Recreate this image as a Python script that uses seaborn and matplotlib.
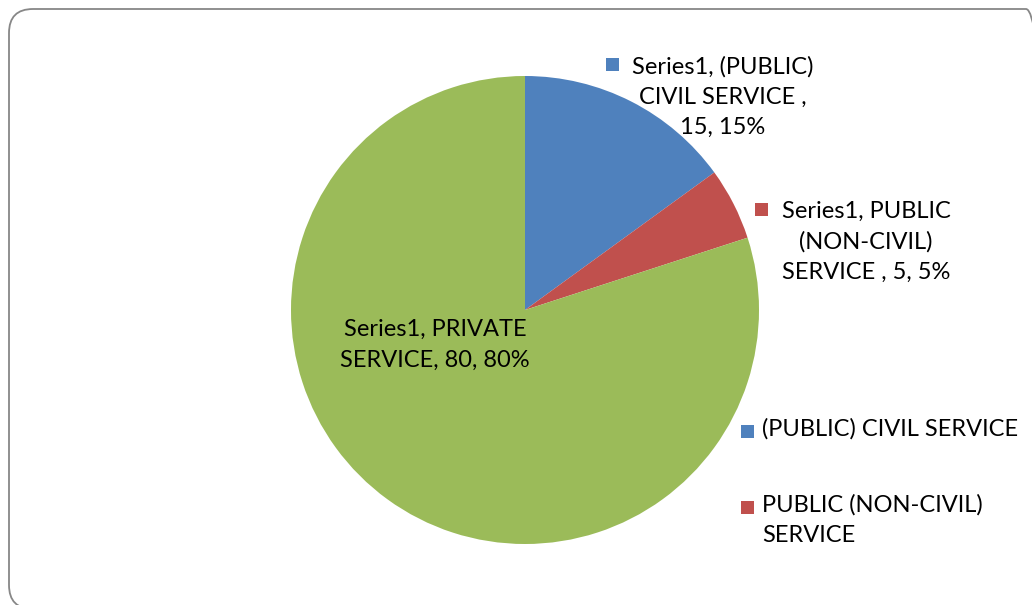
import matplotlib
matplotlib.use("Agg")
import matplotlib.pyplot as plt
import seaborn as sns
from matplotlib.patches import FancyBboxPatch, Rectangle

sns.set_theme(style="white")
plt.rcParams['font.family'] = ['Lato', 'DejaVu Sans']

categories = ["(PUBLIC) CIVIL SERVICE", "PUBLIC (NON-CIVIL) SERVICE", "PRIVATE SERVICE"]
values = [15, 5, 80]
series_name = "Series1"
colors = ["#4F81BD", "#C0504D", "#9BBB59"]

W, H = 1032, 605
fig = plt.figure(figsize=(W / 100, H / 100), dpi=100)
fig.patch.set_facecolor("white")

# background axes in pixel coordinates (y measured upward) for the border
bg = fig.add_axes([0, 0, 1, 1], zorder=0)
bg.set_xlim(0, W)
bg.set_ylim(0, H)
bg.axis("off")
left, top_px, right, bottom_px = 9, 9, 1050, 609
bg.add_patch(FancyBboxPatch((left, H - bottom_px), right - left, bottom_px - top_px,
                            boxstyle="round,pad=0,rounding_size=24",
                            fill=False, edgecolor="#878787", linewidth=1.3,
                            clip_on=True))

cx, cy, r = 525, 310, 234
ax = fig.add_axes([(cx - r) / W, 1 - (cy + r) / H, 2 * r / W, 2 * r / H], zorder=1)
wedges, _ = ax.pie(values, colors=colors, startangle=90, counterclock=False,
                   wedgeprops=dict(linewidth=0), radius=1)
ax.set_xlim(-1, 1)
ax.set_ylim(-1, 1)
ax.set_aspect("equal")
ax.axis("off")

top = fig.add_axes([0, 0, 1, 1], zorder=2)
top.set_xlim(0, W)
top.set_ylim(H, 0)
top.axis("off")
top.patch.set_alpha(0)

total = sum(values)
fs = 17
ls = 1.55
pct = [round(v * 100 / total) for v in values]

def marker(x, y, c):
    top.add_patch(Rectangle((x - 6.5, y - 6.5), 13, 13, color=c, linewidth=0))

# data labels
lab_blue = f"{series_name}, (PUBLIC)\nCIVIL SERVICE ,\n{values[0]}, {pct[0]}%"
top.text(723, 97, lab_blue, ha="center", va="center", fontsize=fs,
         linespacing=ls, color="black")
marker(612, 64, colors[0])

lab_red = f"{series_name}, PUBLIC\n(NON-CIVIL)\nSERVICE , {values[1]}, {pct[1]}%"
top.text(866, 242, lab_red, ha="center", va="center", fontsize=fs,
         linespacing=ls, color="black")
marker(761, 209, colors[1])

lab_green = f"{series_name}, PRIVATE\nSERVICE, {values[2]}, {pct[2]}%"
top.text(435, 345, lab_green, ha="center", va="center", fontsize=fs,
         linespacing=ls, color="black")

# legend (only the first two entries fit in the visible area)
leg_y = [431, 507]
leg_labels = ["(PUBLIC) CIVIL SERVICE", "PUBLIC (NON-CIVIL)\nSERVICE"]
for i, (y, lab) in enumerate(zip(leg_y, leg_labels)):
    marker(747, y, colors[i])
    top.text(762, y - 13, lab, ha="left", va="top", fontsize=fs,
             linespacing=ls, color="black")

fig.savefig("out.png", dpi=100, facecolor="white")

#####

What needs to be done
From the listing, extract all text exactly as given and drop any picture.

Expected output
Recreate this image as a Python script that uses seaborn and matplotlib.
import matplotlib
matplotlib.use("Agg")
import matplotlib.pyplot as plt
import seaborn as sns
from matplotlib.patches import FancyBboxPatch, Rectangle

sns.set_theme(style="white")
plt.rcParams['font.family'] = ['Lato', 'DejaVu Sans']

categories = ["(PUBLIC) CIVIL SERVICE", "PUBLIC (NON-CIVIL) SERVICE", "PRIVATE SERVICE"]
values = [15, 5, 80]
series_name = "Series1"
colors = ["#4F81BD", "#C0504D", "#9BBB59"]

W, H = 1032, 605
fig = plt.figure(figsize=(W / 100, H / 100), dpi=100)
fig.patch.set_facecolor("white")

# background axes in pixel coordinates (y measured upward) for the border
bg = fig.add_axes([0, 0, 1, 1], zorder=0)
bg.set_xlim(0, W)
bg.set_ylim(0, H)
bg.axis("off")
left, top_px, right, bottom_px = 9, 9, 1050, 609
bg.add_patch(FancyBboxPatch((left, H - bottom_px), right - left, bottom_px - top_px,
                            boxstyle="round,pad=0,rounding_size=24",
                            fill=False, edgecolor="#878787", linewidth=1.3,
                            clip_on=True))

cx, cy, r = 525, 310, 234
ax = fig.add_axes([(cx - r) / W, 1 - (cy + r) / H, 2 * r / W, 2 * r / H], zorder=1)
wedges, _ = ax.pie(values, colors=colors, startangle=90, counterclock=False,
                   wedgeprops=dict(linewidth=0), radius=1)
ax.set_xlim(-1, 1)
ax.set_ylim(-1, 1)
ax.set_aspect("equal")
ax.axis("off")

top = fig.add_axes([0, 0, 1, 1], zorder=2)
top.set_xlim(0, W)
top.set_ylim(H, 0)
top.axis("off")
top.patch.set_alpha(0)

total = sum(values)
fs = 17
ls = 1.55
pct = [round(v * 100 / total) for v in values]

def marker(x, y, c):
    top.add_patch(Rectangle((x - 6.5, y - 6.5), 13, 13, color=c, linewidth=0))

# data labels
lab_blue = f"{series_name}, (PUBLIC)\nCIVIL SERVICE ,\n{values[0]}, {pct[0]}%"
top.text(723, 97, lab_blue, ha="center", va="center", fontsize=fs,
         linespacing=ls, color="black")
marker(612, 64, colors[0])

lab_red = f"{series_name}, PUBLIC\n(NON-CIVIL)\nSERVICE , {values[1]}, {pct[1]}%"
top.text(866, 242, lab_red, ha="center", va="center", fontsize=fs,
         linespacing=ls, color="black")
marker(761, 209, colors[1])

lab_green = f"{series_name}, PRIVATE\nSERVICE, {values[2]}, {pct[2]}%"
top.text(435, 345, lab_green, ha="center", va="center", fontsize=fs,
         linespacing=ls, color="black")

# legend (only the first two entries fit in the visible area)
leg_y = [431, 507]
leg_labels = ["(PUBLIC) CIVIL SERVICE", "PUBLIC (NON-CIVIL)\nSERVICE"]
for i, (y, lab) in enumerate(zip(leg_y, leg_labels)):
    marker(747, y, colors[i])
    top.text(762, y - 13, lab, ha="left", va="top", fontsize=fs,
             linespacing=ls, color="black")

fig.savefig("out.png", dpi=100, facecolor="white")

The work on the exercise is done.